MATJ5113 MA1: Introduction to Harmonic Measure (JSS32) (2 cr)
Description
Harmonic measure is an essential tool for the solution of the Dirichlet problem for Laplace equation, as well as for the study of many problems in complex analysis. The objective of the course is to study the properties of harmonic measure.
The main topics are the following:
- Harmonic functions
- The Dirichlet problem for the Laplace equation
- Harmonic measure
- The Green function
- Behavior of harmonic measure under conformal maps in the complex plane
- The Riesz brother's theorem for Jordan domains
- Dahlberg's theorem for harmonic measure in Lipschitz domains
- Hausdorff measures and the dimension of a measure
- Survey of advanced results:
- The theorems of Jones-Wolff, Wolff, and Bourgain about the dimension of harmonic measure
- Harmonic measure and rectifiability
- L^p solvability of the Dirichlet problem
Learning outcomes
The study of the metric and geometric properties of harmonic measure is a topic of fundamental importance in analysis, which combines techniques from complex analysis, geometric analysis, and PDE’s.
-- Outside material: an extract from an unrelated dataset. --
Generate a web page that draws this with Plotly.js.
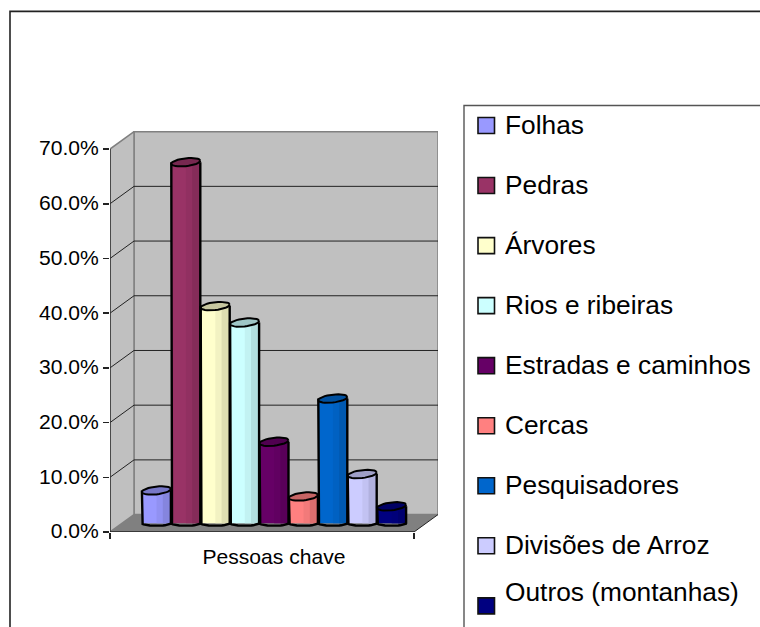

This course will be introductory in this field.
Description of prerequisites
Basic functional analysis and measure theory. Familiarity with elliptic PDE's will be also useful but not necessary to follow the course.
Completion methods
Method 1
Participation in teaching (2 cr)
Lectures and exercises. During the exercise sessions, participants discuss homework problems and course contents with the lecturer and course assistants. Room MaD302 is reserved Mon-Fri at 4-5 pm for participants who would like to work on the exercises.